WRITTEN PROBLEM:
Take the lines from the top down to and including the one with "const chartTitle = 'Toneladas Barrido';" and repeat them exactly. Omit images.
— BEGIN SOURCE EXCERPT —
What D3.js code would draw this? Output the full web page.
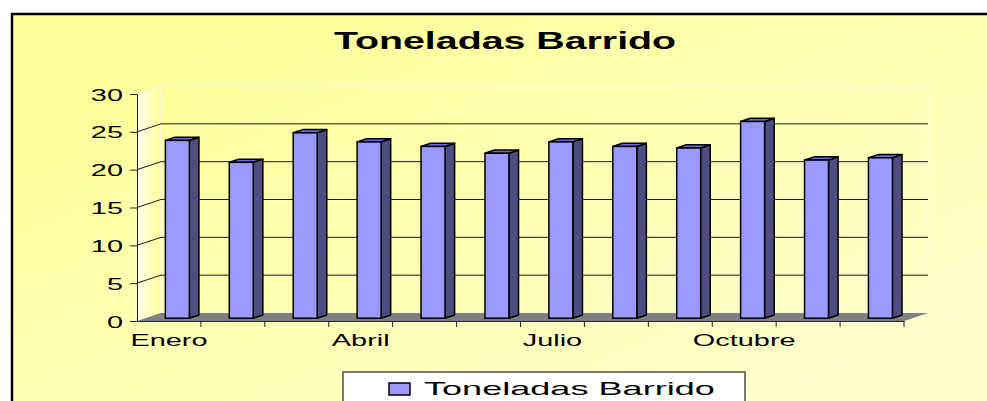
<!DOCTYPE html>
<html>
<head>
<meta charset="utf-8">
<script src="https://cdn.jsdelivr.net/npm/d3@7"></script>
<style>
  body { margin: 0; background: #fff; }
  svg { display: block; font-family: "Liberation Sans", Arial, sans-serif; }
</style>
</head>
<body>
<script>
// Data
const months = ['Enero', 'Febrero', 'Marzo', 'Abril', 'Mayo', 'Junio',
                'Julio', 'Agosto', 'Septiembre', 'Octubre', 'Noviembre', 'Diciembre'];
const toneladas = [23.5, 20.6, 24.5, 23.3, 22.7, 21.8, 23.3, 22.7, 22.5, 26.0, 20.9, 21.2];
const yTicks = [0, 5, 10, 15, 20, 25, 30];
const seriesName = 'Toneladas Barrido';
const chartTitle = 'Toneladas Barrido';

const width = 987;
const height = 401;
const plot = {left: 137, right: 904, top: 94, bottom: 321};
const depth = {dx: 24, dy: -8};            // 3D wall offset
const stretch = 1.7;                       // text is drawn wide in the original

const svg = d3.select('body').append('svg')
  .attr('width', width)
  .attr('height', height);

// Gradients
const defs = svg.append('defs');
const bg = defs.append('linearGradient').attr('id', 'bg')
  .attr('x1', 0).attr('y1', 0).attr('x2', 1).attr('y2', 1);
bg.append('stop').attr('offset', '0.1').attr('stop-color', '#ffff99');
bg.append('stop').attr('offset', '0.85').attr('stop-color', '#ffffcc');

const sideWall = defs.append('linearGradient').attr('id', 'side')
  .attr('x1', 0).attr('y1', 0).attr('x2', 1).attr('y2', 0);
sideWall.append('stop').attr('offset', '0').attr('stop-color', '#ffffee');
sideWall.append('stop').attr('offset', '1').attr('stop-color', '#ffff99');

// Chart area background + border
svg.append('rect')
  .attr('x', 12).attr('y', 14)
  .attr('width', 1000).attr('height', 420)
  .attr('fill', 'url(#bg)')
  .attr('stroke', '#000')
  .attr('stroke-width', 2.5);

// Scales
const xScale = d3.scaleBand()
  .domain(months)
  .range([plot.left, plot.right])
  .paddingInner(0.625)
  .paddingOuter(0.3125);

const yScale = d3.scaleLinear()
  .domain([0, 30])
  .range([plot.bottom, plot.top]);

const step = xScale.step();
const pt = (x, y) => x + ',' + y;

// Side wall (left)
svg.append('polygon')
  .attr('points', [
    pt(plot.left, yScale(30)), pt(plot.left + depth.dx, yScale(30) + depth.dy),
    pt(plot.left + depth.dx, yScale(0) + depth.dy), pt(plot.left, yScale(0))
  ].join(' '))
  .attr('fill', 'url(#side)');

// Back wall outline
svg.append('rect')
  .attr('x', plot.left + depth.dx)
  .attr('y', yScale(30) + depth.dy)
  .attr('width', plot.right - plot.left)
  .attr('height', yScale(0) - yScale(30))
  .attr('fill', 'none')
  .attr('stroke', '#fbfbd2')
  .attr('stroke-width', 1.5);

// Gridlines on back wall + diagonals on side wall
const grid = svg.append('g').classed('grid', true);
grid.selectAll('line.back')
  .data(yTicks.filter(d => d > 0 && d < 30))
  .join('line')
  .classed('back', true)
  .attr('x1', plot.left + depth.dx)
  .attr('x2', plot.right + depth.dx)
  .attr('y1', d => yScale(d) + depth.dy)
  .attr('y2', d => yScale(d) + depth.dy)
  .attr('stroke', '#1a1a1a')
  .attr('stroke-width', 1);
grid.selectAll('line.side')
  .data(yTicks.filter(d => d > 0))
  .join('line')
  .classed('side', true)
  .attr('x1', plot.left)
  .attr('x2', plot.left + depth.dx)
  .attr('y1', d => yScale(d))
  .attr('y2', d => yScale(d) + depth.dy)
  .attr('stroke', d => d === 30 ? '#f4f4d0' : '#1a1a1a')
  .attr('stroke-width', 1);

// Floor
svg.append('polygon')
  .attr('points', [
    pt(plot.left, yScale(0)), pt(plot.right, yScale(0)),
    pt(plot.right + depth.dx, yScale(0) + depth.dy), pt(plot.left + depth.dx, yScale(0) + depth.dy)
  ].join(' '))
  .attr('fill', '#808080');

// Axes
const yAxis = d3.axisLeft(yScale)
  .tickValues(yTicks)
  .tickSize(7)
  .tickSizeOuter(0);
const gy = svg.append('g')
  .classed('axis y', true)
  .attr('transform', 'translate(' + plot.left + ',0)')
  .call(yAxis);
gy.select('.domain').attr('stroke', '#222');
gy.selectAll('.tick line').attr('stroke', '#222');
gy.selectAll('.tick text')
  .attr('x', 0).attr('dy', null)
  .attr('transform', 'translate(-14,6) scale(' + stretch + ',1)')
  .attr('font-size', 17)
  .attr('font-family', '"Liberation Sans", Arial, sans-serif')
  .attr('fill', '#000');

const xAxis = d3.axisBottom(xScale)
  .tickSize(0)
  .tickSizeOuter(0)
  .tickFormat((d, i) => i % 3 === 0 ? d : '');
const gx = svg.append('g')
  .classed('axis x', true)
  .attr('transform', 'translate(0,' + plot.bottom + ')')
  .call(xAxis);
gx.select('.domain').attr('stroke', '#222');
gx.selectAll('.tick text')
  .attr('y', 0).attr('dy', null)
  .attr('transform', 'translate(0,25) scale(' + stretch + ',1)')
  .attr('font-size', 17)
  .attr('font-family', '"Liberation Sans", Arial, sans-serif')
  .attr('fill', '#000');

// Category boundary ticks
gx.selectAll('line.boundary')
  .data(months)
  .join('line')
  .classed('boundary', true)
  .attr('x1', d => xScale(d) + xScale.bandwidth() / 2 + step / 2)
  .attr('x2', d => xScale(d) + xScale.bandwidth() / 2 + step / 2)
  .attr('y1', 0)
  .attr('y2', 6)
  .attr('stroke', '#222');

// Bars (3D boxes)
const f0 = 0.35, f1 = 0.75;               // bar depth position within the floor
const fx = f0 * depth.dx, fy = f0 * depth.dy;
const sx = (f1 - f0) * depth.dx, sy = (f1 - f0) * depth.dy;
const bw = xScale.bandwidth();
const barData = months.map((m, i) => ({month: m, value: toneladas[i]}));

const bars = svg.append('g').classed('bars', true)
  .selectAll('g')
  .data(barData)
  .join('g');

bars.append('polygon')                    // side face
  .attr('points', d => {
    const x = xScale(d.month) + fx + bw, yt = yScale(d.value) + fy, yb = yScale(0) + fy;
    return [pt(x, yt), pt(x + sx, yt + sy), pt(x + sx, yb + sy), pt(x, yb)].join(' ');
  })
  .attr('fill', '#4d4d80')
  .attr('stroke', '#000')
  .attr('stroke-width', 1.5)
  .attr('stroke-linejoin', 'round');

bars.append('polygon')                    // top face
  .attr('points', d => {
    const x = xScale(d.month) + fx, yt = yScale(d.value) + fy;
    return [pt(x, yt), pt(x + bw, yt), pt(x + bw + sx, yt + sy), pt(x + sx, yt + sy)].join(' ');
  })
  .attr('fill', '#6b6bcf')
  .attr('stroke', '#000')
  .attr('stroke-width', 1.5)
  .attr('stroke-linejoin', 'round');

bars.append('rect')                       // front face
  .attr('x', d => xScale(d.month) + fx)
  .attr('y', d => yScale(d.value) + fy)
  .attr('width', bw)
  .attr('height', d => yScale(0) - yScale(d.value))
  .attr('fill', '#9999ff')
  .attr('stroke', '#000')
  .attr('stroke-width', 1.5);

// Title
svg.append('text')
  .attr('transform', 'translate(505,49) scale(1.71,1)')
  .attr('text-anchor', 'middle')
  .attr('font-size', 23)
  .attr('font-weight', 'bold')
  .attr('fill', '#000')
  .text(chartTitle);

// Legend
const legend = svg.append('g').classed('legend', true);
legend.append('rect')
  .attr('x', 343).attr('y', 372)
  .attr('width', 402).attr('height', 50)
  .attr('fill', '#fff')
  .attr('stroke', '#222')
  .attr('stroke-width', 1.2);
legend.append('rect')
  .attr('x', 389).attr('y', 383)
  .attr('width', 21).attr('height', 12)
  .attr('fill', '#9999ff')
  .attr('stroke', '#000')
  .attr('stroke-width', 1.5);
legend.append('text')
  .attr('transform', 'translate(424,395) scale(1.9,1)')
  .attr('font-size', 19)
  .attr('fill', '#000')
  .text(seriesName);
</script>
</body>
</html>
— END SOURCE EXCERPT —
RESULT OF THIS TASK:
What D3.js code would draw this? Output the full web page.
<!DOCTYPE html>
<html>
<head>
<meta charset="utf-8">
<script src="https://cdn.jsdelivr.net/npm/d3@7"></script>
<style>
  body { margin: 0; background: #fff; }
  svg { display: block; font-family: "Liberation Sans", Arial, sans-serif; }
</style>
</head>
<body>
<script>
// Data
const months = ['Enero', 'Febrero', 'Marzo', 'Abril', 'Mayo', 'Junio',
                'Julio', 'Agosto', 'Septiembre', 'Octubre', 'Noviembre', 'Diciembre'];
const toneladas = [23.5, 20.6, 24.5, 23.3, 22.7, 21.8, 23.3, 22.7, 22.5, 26.0, 20.9, 21.2];
const yTicks = [0, 5, 10, 15, 20, 25, 30];
const seriesName = 'Toneladas Barrido';
const chartTitle = 'Toneladas Barrido';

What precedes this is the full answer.